Voici deux ans, Goubaïdoulina a écrit son second concerto pour violon, In tempus præsens, dédié à Anne-Sophie Mutter (voir ici et ici), mais seul l’avenir dira s’il s’impose avec la même évidence que le premier, Offertorium (1980): destiné à Gidon Kremer, il rend hommage à Bach, filtré par Webern et démultiplié par un mysticisme à la forte charge dramatique. A l’occasion de son premier récital parisien en décembre dernier, Arabella Steinbacher (vingt-sept ans) avait séduit par un jeu impeccable mais un peu lisse (lire ici). Rien de tel ici: si elle ne sacrifie jamais la qualité instrumentale à l’expression, elle déploie une énergie et une puissance fascinantes, notamment dans la grande cadence centrale. La violoniste allemande a déjà joué Offertorium à deux reprises début avril à Hambourg avec Dohnányi et son Orchestre de la NDR: leur entente et leur familiarité avec la partition expliquent probablement pourquoi ils donnent l’impression de parvenir à unifier d’un seul élan cette demi-heure certes d’un seul tenant mais d’une très grande diversité de styles et de climats. Des grondements dans le grave aux cliquetis dans l’aigu, l’orchestre interagit de façon à la fois précise et spectaculaire. Les lumières se rallument, mais le public ne capitule pas et obtient en bis l’Andante de la Deuxième sonate de Bach, certainement à la grande satisfaction de cette spectatrice qui s’était exclamée: «Elle va quand même nous jouer un peu de classique.»


Davantage que de l’Orchestre de l’Opéra, il serait sans doute plus juste de parler des orchestres de l’Opéra, car la nécessité de présenter des productions dans des lieux différents sur une même période et parfois même simultanément impose de fait la scission de cet important effectif en deux formations, portant chacune le nom d’une couleur. Après avoir dirigé les «Verts» l’an passé, le chef allemand se produit cette fois-ci avec les «Bleus», mais dans la Cinquième symphonie (1888) de Tchaïkovski, le niveau d’excellence demeure identique: ces textures tour à tour soyeuses et incisives, qui ne pèsent et ne saturent jamais, cette légèreté et cette transparence dans la partie centrale de la Valse, non, ce n’est pas la Philharmonie de Vienne, mais un ensemble dont la réputation de meilleur orchestre de la capitale, pour peu que l’expression ait un sens, n’est décidément en rien usurpée. Même s’il est plus habitué dans la fosse de Garnier aux ballets qu’aux symphonies de Tchaïkovski, il fait feu de tout bois dans une Cinquième idéale, avec à sa tête l’un des derniers représentants d’une certaine tradition de la direction d’orchestre: débarrassé de toutes ses scories pompeuses, larmoyantes ou alanguies, sous la baguette d’un jeune homme dans sa quatre-vingtième année, l’œuvre retrouve toute sa simplicité et sa clarté. Tenant fermement l’expression, dès l’énoncé initial du thème cyclique, mais en sachant conserver flexibilité et allant, il ne vise certes pas à la férocité d’un Mravinski, au confort d’un Karajan ou à la sauvagerie d’un Gergiev. S’il décape la partition, il n’en oublie pas pour autant de la faire chanter sans pathos et de maintenir sans cesse la tension: le tout a fière allure et restitue à Tchaïkovski sa stature parfois contestée de grand symphoniste.

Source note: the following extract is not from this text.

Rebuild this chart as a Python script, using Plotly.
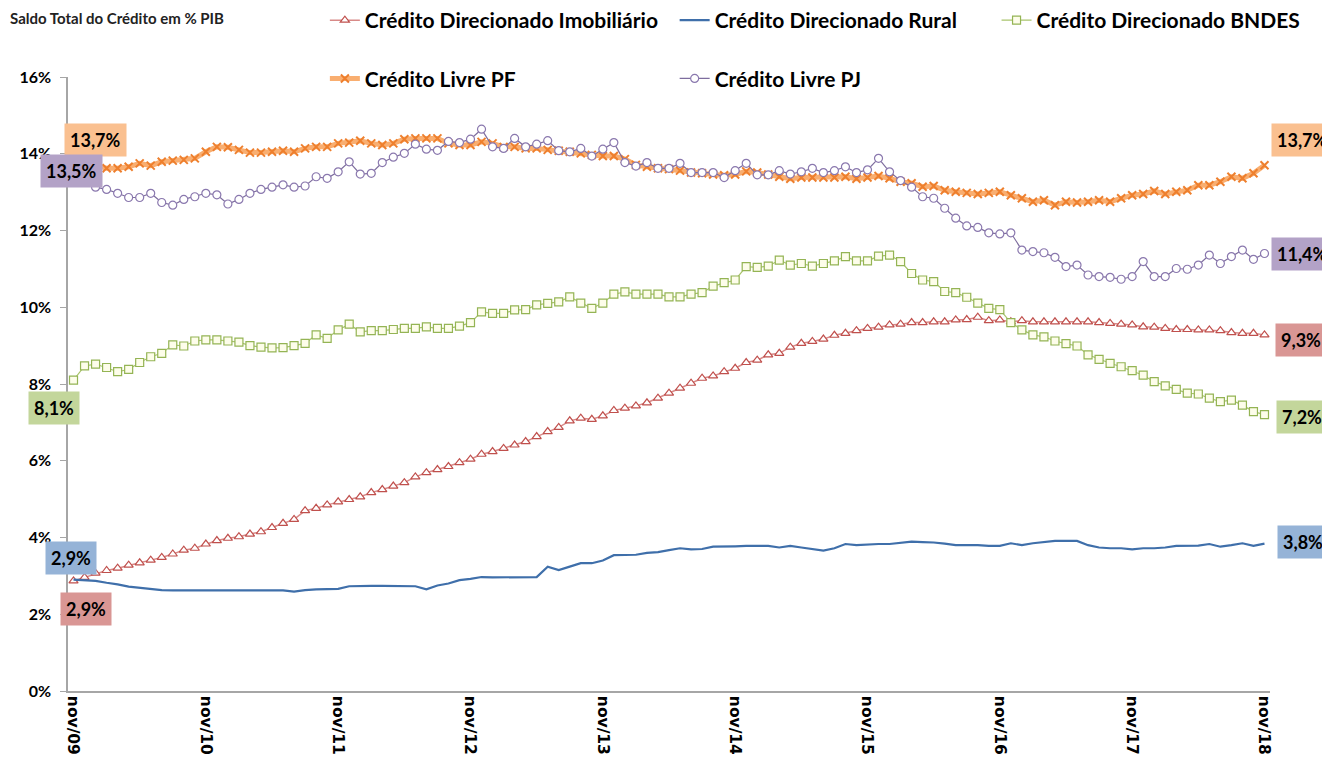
import plotly.graph_objects as go

# monthly categories nov/09 .. nov/18
meses = ['jan', 'fev', 'mar', 'abr', 'mai', 'jun', 'jul', 'ago', 'set', 'out', 'nov', 'dez']
categorias = []
for k in range(109):
    m = (10 + k) % 12
    ano = 9 + (10 + k) // 12
    categorias.append(f"{meses[m]}/{ano:02d}")
ticks_x = categorias[::12]
ticks_y = [0, 2, 4, 6, 8, 10, 12, 14, 16]

# saldo em % do PIB
imobiliario = [
    2.87, 2.96, 3.07, 3.14, 3.20, 3.28, 3.34, 3.41, 3.48, 3.57, 3.67, 3.72,
    3.83, 3.92, 3.98, 4.02, 4.09, 4.15, 4.26, 4.37, 4.47, 4.70, 4.76, 4.85,
    4.93, 4.99, 5.06, 5.17, 5.25, 5.34, 5.43, 5.58, 5.69, 5.77, 5.85, 5.95,
    6.04, 6.17, 6.24, 6.32, 6.41, 6.50, 6.63, 6.76, 6.87, 7.04, 7.11, 7.08,
    7.17, 7.31, 7.37, 7.43, 7.51, 7.63, 7.76, 7.89, 8.02, 8.15, 8.21, 8.32,
    8.41, 8.56, 8.62, 8.76, 8.80, 8.96, 9.06, 9.11, 9.17, 9.27, 9.32, 9.39,
    9.45, 9.48, 9.54, 9.56, 9.60, 9.60, 9.62, 9.62, 9.67, 9.68, 9.74, 9.65,
    9.67, 9.62, 9.65, 9.62, 9.62, 9.62, 9.62, 9.62, 9.62, 9.60, 9.58, 9.56,
    9.54, 9.49, 9.48, 9.45, 9.42, 9.42, 9.41, 9.41, 9.39, 9.34, 9.32, 9.32, 9.28,
]
rural = [
    2.90, 2.88, 2.87, 2.82, 2.78, 2.72, 2.69, 2.67, 2.63, 2.62, 2.62, 2.63,
    2.63, 2.63, 2.62, 2.62, 2.62, 2.63, 2.63, 2.62, 2.59, 2.63, 2.65, 2.65,
    2.66, 2.73, 2.74, 2.74, 2.74, 2.74, 2.74, 2.73, 2.65, 2.75, 2.80, 2.89, 2.92,
    2.97, 2.96, 2.96, 2.96, 2.96, 2.97, 3.24, 3.15, 3.24, 3.33, 3.33, 3.40,
    3.54, 3.54, 3.55, 3.60, 3.62, 3.67, 3.72, 3.69, 3.70, 3.76, 3.76, 3.77,
    3.78, 3.78, 3.78, 3.74, 3.78, 3.74, 3.70, 3.66, 3.72, 3.83, 3.80, 3.82,
    3.83, 3.83, 3.86, 3.89, 3.88, 3.87, 3.84, 3.80, 3.80, 3.80, 3.78, 3.78,
    3.85, 3.80, 3.85, 3.88, 3.91, 3.91, 3.91, 3.80, 3.74, 3.72, 3.72, 3.69,
    3.72, 3.72, 3.74, 3.78, 3.78, 3.79, 3.83, 3.76, 3.80, 3.85, 3.78, 3.84,
]
bndes = [
    8.10, 8.47, 8.52, 8.43, 8.32, 8.38, 8.56, 8.71, 8.80,
    9.02, 8.99, 9.12, 9.15, 9.15, 9.12, 9.09, 9.00, 8.96, 8.94, 8.95, 9.00, 9.06,
    9.28, 9.19, 9.41, 9.56, 9.36, 9.39, 9.39, 9.42, 9.45, 9.45, 9.49, 9.45, 9.45,
    9.51, 9.60, 9.88, 9.84, 9.84, 9.93, 9.94, 10.06, 10.10, 10.14, 10.27, 10.11,
    9.97, 10.11, 10.34, 10.40, 10.34, 10.34, 10.34, 10.27, 10.27, 10.34, 10.38, 10.55,
    10.64, 10.71, 11.06, 11.04, 11.07, 11.23, 11.10, 11.14, 11.07, 11.14, 11.21, 11.32,
    11.21, 11.21, 11.33, 11.36, 11.19, 10.88, 10.71, 10.67, 10.41, 10.38, 10.26, 10.11,
    9.97, 9.94, 9.60, 9.41, 9.28, 9.23, 9.12, 9.05, 8.99, 8.76, 8.64, 8.54,
    8.45, 8.35, 8.23, 8.06, 7.95, 7.86, 7.76, 7.74, 7.63, 7.54, 7.58, 7.45, 7.28, 7.20,
]
livre_pf = [
    13.71, 13.75, 13.71, 13.62, 13.62, 13.66, 13.75, 13.69, 13.79, 13.82, 13.84, 13.88,
    14.05, 14.18, 14.17, 14.10, 14.03, 14.03, 14.05, 14.08, 14.05, 14.14, 14.18, 14.18,
    14.27, 14.29, 14.34, 14.27, 14.23, 14.27, 14.38, 14.40, 14.40,
    14.40, 14.27, 14.23, 14.23, 14.31, 14.27, 14.18, 14.18, 14.14, 14.14, 14.10, 14.08,
    14.05, 14.01, 13.97, 13.94, 13.94, 13.86, 13.71, 13.66, 13.62, 13.60, 13.56, 13.51,
    13.49, 13.46, 13.44, 13.46, 13.54, 13.51, 13.46, 13.40, 13.35, 13.38, 13.38, 13.38,
    13.38, 13.40, 13.35, 13.38,
    13.42, 13.36, 13.27, 13.23, 13.14, 13.16, 13.05, 13.01, 12.98, 12.95, 12.98, 13.01,
    12.92, 12.84, 12.75, 12.79, 12.66, 12.75, 12.73, 12.75, 12.79, 12.75, 12.84, 12.92,
    12.95, 13.03, 12.95, 13.01, 13.05, 13.18, 13.18, 13.27, 13.40, 13.36, 13.49, 13.70,
]
livre_pj = [
    13.47, 13.33, 13.13, 13.07, 12.97, 12.86, 12.86, 12.97, 12.73, 12.66, 12.81, 12.88,
    12.97, 12.93, 12.69, 12.81, 12.97, 13.07, 13.13, 13.19, 13.13, 13.16, 13.40, 13.36,
    13.53, 13.79, 13.47, 13.49, 13.77, 13.91, 14.01, 14.25, 14.12, 14.09, 14.32,
    14.29, 14.38, 14.64, 14.18, 14.14, 14.40, 14.18, 14.25, 14.34, 14.08, 14.05, 14.14,
    13.94, 14.12, 14.29, 13.77, 13.68, 13.77, 13.62, 13.62, 13.75, 13.51, 13.51, 13.51,
    13.38, 13.56, 13.75, 13.45, 13.45, 13.56, 13.47, 13.53, 13.62, 13.51, 13.56, 13.66,
    13.51, 13.58,
    13.88, 13.53, 13.30, 13.13, 12.88, 12.84, 12.58, 12.32, 12.12, 12.08, 11.94, 11.91,
    11.94, 11.49, 11.45, 11.42, 11.30, 11.06, 11.10, 10.84, 10.80, 10.78, 10.73, 10.80,
    11.19, 10.80, 10.80, 11.01, 10.99, 11.10, 11.36, 11.14, 11.32, 11.49, 11.25, 11.40,
]

FONT = "Lato"
idx = list(range(len(categorias)))

fig = go.Figure()

# column 1 of the legend: Imobiliario / Livre PF
fig.add_trace(go.Scatter(
    x=idx, y=imobiliario, name="Crédito Direcionado Imobiliário",
    mode="lines+markers", legend="legend", legendgroup="a",
    line=dict(color="#D88A88", width=1.5),
    marker=dict(symbol="triangle-up", size=8, color="white",
                line=dict(color="#C0504D", width=1.2)),
))
fig.add_trace(go.Scatter(
    x=idx, y=livre_pf, name="Crédito Livre PF",
    mode="lines+markers", legend="legend", legendgroup="b",
    line=dict(color="#F9AE70", width=5),
    marker=dict(symbol="x-thin", size=8,
                line=dict(color="#EE7F2D", width=2)),
))
# column 2: Rural / Livre PJ
fig.add_trace(go.Scatter(
    x=idx, y=rural, name="Crédito Direcionado Rural",
    mode="lines", legend="legend2", legendgroup="c",
    line=dict(color="#3F6FAA", width=2.2),
))
fig.add_trace(go.Scatter(
    x=idx, y=livre_pj, name="Crédito Livre PJ",
    mode="lines+markers", legend="legend2", legendgroup="d",
    line=dict(color="#7E6D9E", width=1.2),
    marker=dict(symbol="circle", size=8, color="white",
                line=dict(color="#8A78AE", width=1.2)),
))
# column 3: BNDES
fig.add_trace(go.Scatter(
    x=idx, y=bndes, name="Crédito Direcionado BNDES",
    mode="lines+markers", legend="legend3", legendgroup="e",
    line=dict(color="#A9C46C", width=1.2),
    marker=dict(symbol="square", size=8, color="#FDFDEA",
                line=dict(color="#94B454", width=1.2)),
))


def rotulo(v):
    return f"{v:.1f}".replace(".", ",") + "%"


# first / last value boxes: (series, index, colour, xshift, yshift)
caixas = [
    (livre_pf, 0, "#FAC090", 22, 25),
    (livre_pj, 0, "#B3A2C7", -2, 3),
    (bndes, 0, "#C3D69B", -20, -28),
    (rural, 0, "#95B3D7", -3, 22),
    (imobiliario, 0, "#D99694", 12, -28),
    (livre_pf, 108, "#FAC090", 38, 25),
    (livre_pj, 108, "#B3A2C7", 38, 0),
    (imobiliario, 108, "#D99694", 37, -5),
    (bndes, 108, "#C3D69B", 38, -2),
    (rural, 108, "#95B3D7", 39, 2),
]
anots = []
for serie, i, cor, dx, dy in caixas:
    anots.append(dict(
        x=i, y=serie[i], xref="x", yref="y", text=f"<b>{rotulo(serie[i])}</b>",
        showarrow=False, xshift=dx, yshift=dy, bgcolor=cor, borderpad=5,
        font=dict(family=FONT, size=18, color="black"),
    ))
anots.append(dict(
    x=-0.05, y=1.096, xref="paper", yref="paper", yanchor="middle", xanchor="left",
    text="<b>Saldo Total do Crédito em % PIB</b>", showarrow=False,
    font=dict(family=FONT, size=15, color="#222"),
))

leg = dict(orientation="v", yanchor="top", xanchor="left", y=1.1254,
           bgcolor="rgba(0,0,0,0)", tracegroupgap=28,
           font=dict(family=FONT, size=21, color="black", weight="bold"))

# the page adds an 8px body margin, so the figure margins are 8px smaller
fig.update_layout(
    width=1330, height=770,
    margin=dict(l=60, r=68, t=69, b=87, autoexpand=False),
    paper_bgcolor="white", plot_bgcolor="white",
    annotations=anots,
    legend=dict(leg, x=0.2137),
    legend2=dict(leg, x=0.5047),
    legend3=dict(leg, x=0.7725),
    xaxis=dict(
        type="linear", range=[-0.5, 108.5], automargin=False,
        tickvals=idx[::12], ticktext=ticks_x, tickangle=90,
        showline=True, linecolor="#A6A6A6", linewidth=1.5,
        showgrid=False, zeroline=False, ticks="",
        tickfont=dict(family="DejaVu Sans", size=15.5, color="black", weight="bold"),
    ),
    yaxis=dict(
        range=[0, 16], automargin=False,
        tickvals=ticks_y, ticktext=[f"{t}%" for t in ticks_y],
        showline=True, linecolor="#A6A6A6", linewidth=1.5,
        ticks="outside", ticklen=6, tickcolor="#A6A6A6",
        showgrid=False, zeroline=False, ticklabelstandoff=6,
        tickfont=dict(family=FONT, size=16, color="black", weight="bold"),
    ),
)

fig.write_html("out.html")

Comme en 2008, Dohnányi et l’Orchestre de l’Opéra de Paris ont à nouveau offert l’un des plus beaux programmes de la saison: il y a donc tout lieu de se réjouir qu’il soit repris à Ravenne dès le 27 juin, tout en déplorant, outre la faible affluence, que le rendez-vous entre l’orchestre et le chef ne soit pas reconduit en 2009-2010.